Last week, President Obama also announced his intention to nominate the following individuals: James Comey to be the Director of the Federal Bureau of Investigations; Linda Thomas-Greenfield to be Assistant Secretary of State for African Affairs; Reuben Brigety, II, to be the U.S. Representative to the African Union; Jon Rymer to be the Inspector General at the Department of Defense; and the following to be U.S. Ambassadors:  Denise Bauer (Belgium); John Berry (Australia); James Brewster, Jr. (Dominican Republic); Dan Clune (Laos); David Hale (Lebanon); Michael Hammer (Chile); Terence McCulley (Cote d’Ivoire); Brian Nichols (Peru); and David Pearce (Greece).

This Week’s Hearings:

  • Tuesday, June 25: The Senate Foreign Affairs Committee will hold a hearing to review: (1) S. 718, Increasing American Jobs Through Greater Exports to Africa Act of 2013, (2) S. 559, Justice for Former American Hostages in Iran Act of 2013, (3) S. Res. 144, concerning the Democratic Republic of the Congo, (4) S. Res. 167, reaffirming U.S. support for the peaceful resolution of Asia-Pacific maritime disputes, (5) S. Res. 165, calling for the release from prison of former Prime Minister of Ukraine Yulia Tymoshenko, and (6) S. Res. 166, commemorating the 50th anniversary of the founding of the Organization of African Unity and its successor, the African Union.

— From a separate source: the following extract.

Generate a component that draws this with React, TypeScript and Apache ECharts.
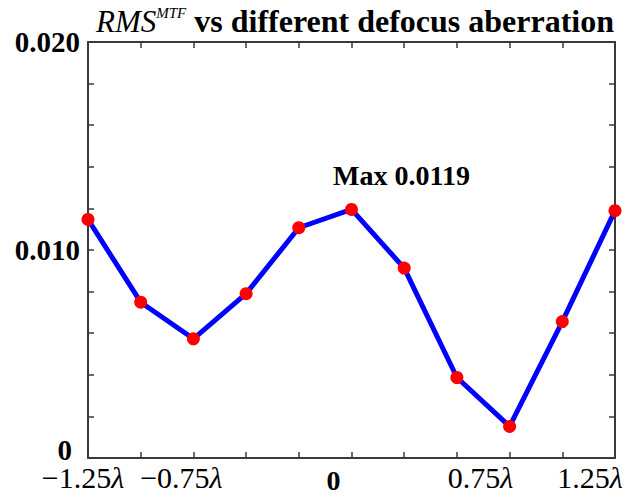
import React, { useEffect, useRef } from 'react';
import * as echarts from 'echarts';

// Defocus aberration (in units of lambda) and RMS^MTF values
const defocus = [-1.25, -1.0, -0.75, -0.5, -0.25, 0, 0.25, 0.5, 0.75, 1.0, 1.25];
const rmsMtf = [0.01147, 0.00749, 0.00573, 0.0079, 0.01107, 0.01195, 0.00913, 0.00387, 0.00152, 0.00656, 0.01189];

// Tick labels
const xLabelValues = [-1.25, -0.75, 0, 0.75, 1.25];
const xLabelTexts = ['\u22121.25', '\u22120.75', '0', '0.75', '1.25'];
const yLabelValues = [0, 0.01, 0.02];
const yLabelTexts = ['0', '0.010', '0.020'];

const maxIndex = 5;
const maxLabel = 'Max 0.0119';

const SERIF = "'Liberation Serif', 'Times New Roman', serif";
const AXIS_COLOR = '#3a3a3a';

export default function App() {
  const ref = useRef<HTMLDivElement>(null);

  useEffect(() => {
    if (!ref.current) return;
    const chart = echarts.init(ref.current, null, { renderer: 'svg' });

    // horizontal nudges (px, to the left) for the x labels, as in the figure
    const xNudge = [5, 12, 18, 29, 25];

    const xRich: any = {
      z: { fontFamily: SERIF, fontWeight: 'bold', fontSize: 28, lineHeight: 24, color: '#000', padding: [6, 36, 0, 0] },
    };
    xLabelValues.forEach((_, i) => {
      xRich['n' + i] = { fontFamily: SERIF, fontSize: 30, lineHeight: 24, color: '#000' };
      xRich['l' + i] = { fontFamily: SERIF, fontStyle: 'italic', fontSize: 30, lineHeight: 24, color: '#000', padding: [0, xNudge[i] * 2, 0, 0] };
    });

    const findIdx = (arr: number[], v: number) => arr.findIndex((a) => Math.abs(a - v) < 1e-9);

    const data = defocus.map((x, i) => {
      if (i === maxIndex) {
        return {
          value: [x, rmsMtf[i]],
          label: {
            show: true,
            position: 'top',
            formatter: maxLabel,
            offset: [50, -8],
            fontFamily: SERIF,
            fontWeight: 'bold',
            fontSize: 28,
            color: '#000',
          },
        };
      }
      return [x, rmsMtf[i]];
    });

    const axisLine = { show: true, onZero: false, lineStyle: { color: AXIS_COLOR, width: 2 } };
    const axisTick = { show: true, inside: true, length: 6, lineStyle: { color: AXIS_COLOR, width: 1.5 } };

    const option: any = {
      animation: false,
      backgroundColor: '#ffffff',
      title: {
        text: '{r|RMS}{s|MTF}{b| vs different defocus aberration}',
        left: 91,
        top: 0,
        textStyle: {
          rich: {
            r: { fontFamily: SERIF, fontStyle: 'italic', fontWeight: 'normal', fontSize: 31, color: '#000' },
            s: { fontFamily: SERIF, fontStyle: 'italic', fontWeight: 'normal', fontSize: 15, color: '#000', verticalAlign: 'top', padding: [0, 0, 14, 0] },
            b: { fontFamily: SERIF, fontWeight: 'bold', fontSize: 32, color: '#000' },
          },
        },
      },
      grid: { left: 88, right: 14, top: 42, bottom: 36, containLabel: false, outerBoundsMode: 'none' },
      xAxis: [
        {
          type: 'value',
          min: -1.25,
          max: 1.25,
          interval: 0.25,
          position: 'bottom',
          axisLine,
          axisTick,
          splitLine: { show: false },
          axisLabel: {
            show: true,
            margin: 7,
            showMinLabel: true,
            showMaxLabel: true,
            hideOverlap: false,
            formatter: (v: number) => {
              const i = findIdx(xLabelValues, v);
              if (i < 0) return '';
              if (xLabelTexts[i] === '0') return '{z|0}';
              return `{n${i}|${xLabelTexts[i]}}{l${i}|\u03BB}`;
            },
            rich: xRich,
          },
        },
        {
          type: 'value',
          min: -1.25,
          max: 1.25,
          interval: 0.25,
          position: 'top',
          axisLine,
          axisTick,
          splitLine: { show: false },
          axisLabel: { show: false },
        },
      ],
      yAxis: [
        {
          type: 'value',
          min: 0,
          max: 0.02,
          interval: 0.002,
          position: 'left',
          axisLine,
          axisTick,
          splitLine: { show: false },
          axisLabel: {
            show: true,
            margin: 8,
            showMinLabel: true,
            showMaxLabel: true,
            formatter: (v: number) => {
              const i = findIdx(yLabelValues, v);
              if (i < 0) return '';
              if (yLabelTexts[i] === '0') return '{z|0}';
              return `{d|${yLabelTexts[i]}}`;
            },
            rich: {
              z: { fontFamily: SERIF, fontWeight: 'bold', fontSize: 29, lineHeight: 22, color: '#000', padding: [0, 8, 16, 0] },
              d: { fontFamily: SERIF, fontWeight: 'bold', fontSize: 29, color: '#000' },
            },
          },
        },
        {
          type: 'value',
          min: 0,
          max: 0.02,
          interval: 0.002,
          position: 'right',
          axisLine,
          axisTick,
          splitLine: { show: false },
          axisLabel: { show: false },
        },
      ],
      series: [
        {
          type: 'line',
          xAxisIndex: 0,
          yAxisIndex: 0,
          data,
          symbol: 'circle',
          symbolSize: 13,
          lineStyle: { color: '#0000ff', width: 5 },
          itemStyle: { color: '#ff0000' },
          emphasis: { disabled: true },
        },
      ],
    };

    chart.setOption(option);
    return () => chart.dispose();
  }, []);

  return (
    <div
      ref={ref}
      style={{ position: 'fixed', left: 0, top: 0, width: 629, height: 494, background: '#fff' }}
    />
  );
}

  • Tuesday, June 25: The House Foreign Affairs Subcommittees on Global Human Rights and the Middle East and North Africa will hold a joint hearing on “Religious Minorities in Syria.”
  • Wednesday, June 26: The House Foreign Affairs Subcommittee on Europe, Eurasia and Emerging Threats will hold a hearing on “Turkey at a Crossroads: What do the Gezi Park Protests Mean for Democracy in the Region?”
  • Wednesday, June 26: The House Foreign Affairs Committee will hold a hearing on the “Broadcasting Board of Governors: An Agency ‘Defunct’.”